Dr. Spack’s solution is to give Armand monthly injections of hormone blockers that will prevent his body from producing testosterone. According to Spiegel, “For the next three or four years, while she is on this medication, her body will grow bigger, but not mature sexually.” This is shocking enough, but Dr. Spack’s treatment goes even further. Again Spiegel:
“So, that’s the first stage of treatment, but there’s another stage … Once children have postponed puberty for several years, at around the age 16, they can choose to begin maturing sexually into the opposite gender, the gender that they want to become. To do that, they begin taking the hormones of the opposite sex. [Dr.] Spack said this treatment can help make a transgender male almost indistinguishable from a biological male.”
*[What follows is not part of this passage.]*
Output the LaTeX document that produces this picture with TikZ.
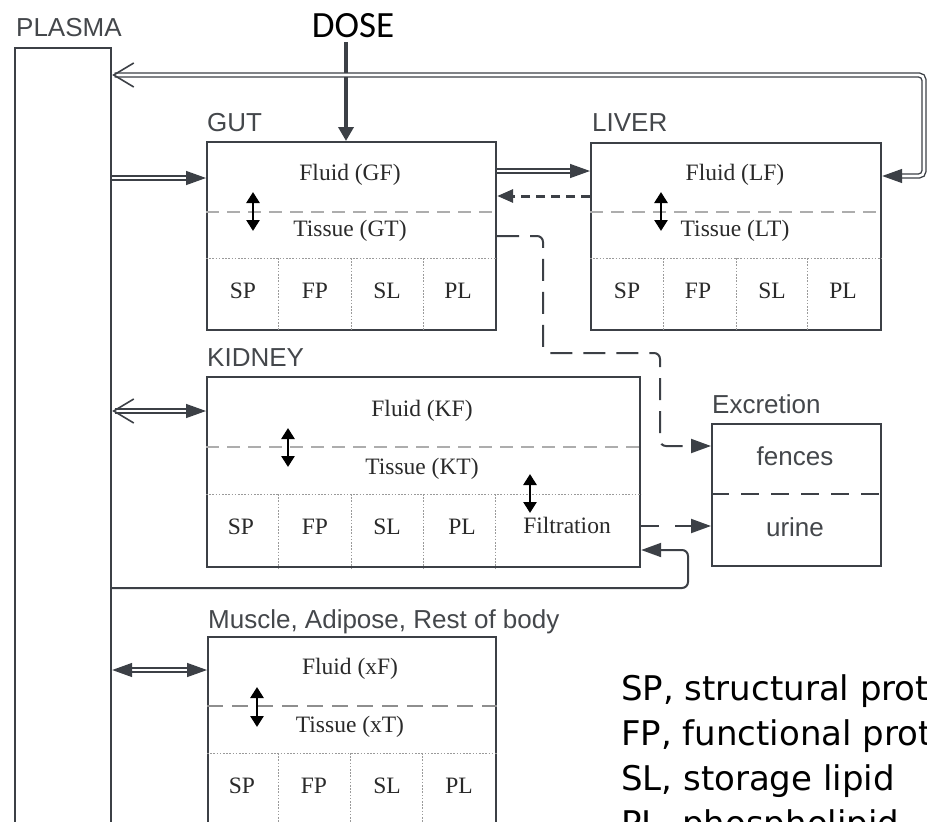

In Dr. Spack’s mind, this is a monumental leap forward because it will allow misidentified people to blossom into their true selves without the anxiety of living in a body that they do not want. He says that in doing this kind of work, “You start to realize what’s really important in this world … and I don’t think there’s anything as [important as] who you are.” The Christian faith has always placed premium on men and women knowing themselves truly, but as John Calvin observed, true knowledge of who we are is intimately linked with knowing who God is. He writes, “Our wisdom, in so far as it ought to be deemed true and solid Wisdom, consists almost entirely of two parts: the knowledge of God and of ourselves. But as these are connected together by many ties, it is not easy to determine which of the two precedes and gives birth to the other.” (Institutes 1:1) When our quest for self-knowledge is cut free from our quest for the living God then we, like Armand, can be led into many previously unthinkable scenarios. Let us remember Isaiah's dire description of the people of his country who had ignored God’s truth for their lives, “They do not perceive the Lord’s actions, and they do not see the work of His hands. Therefore My people go into exile because they lack knowledge …” (5:12-13 [HCS]) The knowledge people lack is often true knowledge of themselves in light of God’s truth. May we be people who perceive the actions of God and see the work of His hands and who help our children to see them as well.